A parity generator 36 is provided, the inputs of the parity generator being connected to the inputs of receivers 16 in each of circuits B0-B7. Parity generator 36 comprises a conventional parity "tree" of logical exclusive-OR gates. For purposes of explanation, a memory device 38, for example a dynamic random access memory (RAM), is shown connected to data bus 14.
In operation, circuit 10 functions generally to bidirectionally buffer data between buses 12 and 14. In one exemplary application, buses 12, 14 function as local data buses in a computer system (not shown), with bus 12 interfacing a microprocessor and bus 14 interfacing memory 38. In accordance with its buffering function, when data is to be communicated from bus 12 to bus 14, an appropriate signal is applied to control terminal 30 so as to place driver 26 in a high impedance state. Data, in the form of a high or low logical bit 0, is sensed by receiver 16 and converted to another logical level (i.e. 1 or 0). Receiver 16 thus functions in a standard manner to convert widely ranging levels of input signals to narrower ranging levels of output signals. A signal is applied to control terminal 32 for appropriately latching or passing bit 0 through latch 18. The data at the output of latch 18 is then sensed by driver 20, which is controlled via terminal 28 so as to be in the active mode for driving bus 14. Data is transmitted in substantially the identical manner from bus 14 to bus 12 via the path including receiver 22, latch 24, and driver 26.
Parity generator 36 provides the capability to generate a parity bit responsive to the data on bus 12. When such parity generation is desired, the data on bus 12 is frozen for a time sufficient to permit parity generator 36 to operate on the data and generate the parity bit. Parity generator 36 further provides the capability to generate a parity bit responsive to the data on bus 14, with the data either being latched in or passed through latch 24.
When applied in a computer environment of the type described above, circuit 10 exhibits the substantial disadvantage of interrupting data transmission on bus 12 whenever it is desired to generate a parity bit.
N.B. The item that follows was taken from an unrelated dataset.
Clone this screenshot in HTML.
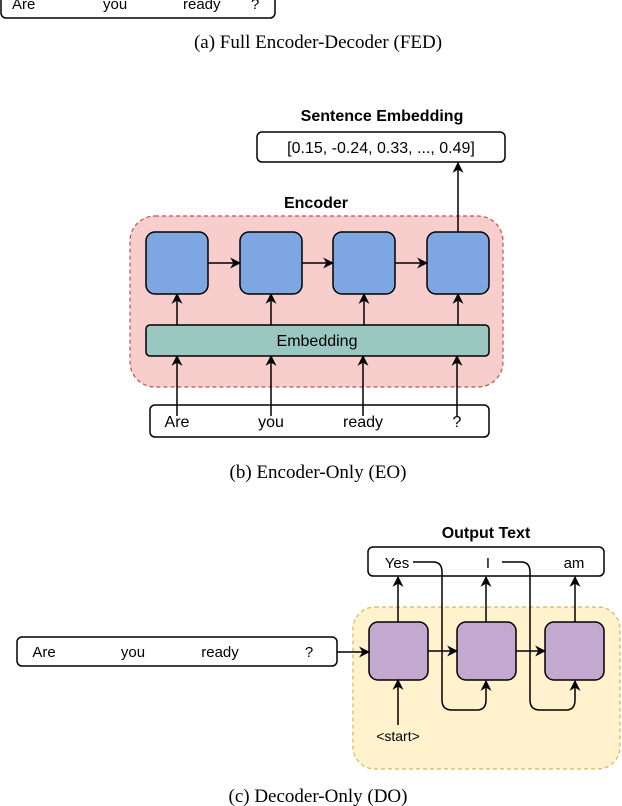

More specifically, when parity is generated responsive to data on bus 12, the data must be frozen on bus 12 for a time sufficient to allow parity generator 36 to function. Similarly, when it is desired to generate a parity bit responsive to the data on bus 14, the data must be frozen on bus 14 or latched in latch 24. In either of these conditions, the data is present at the output of driver 26, and thus it is necessary to interrupt data transmission on bus 12.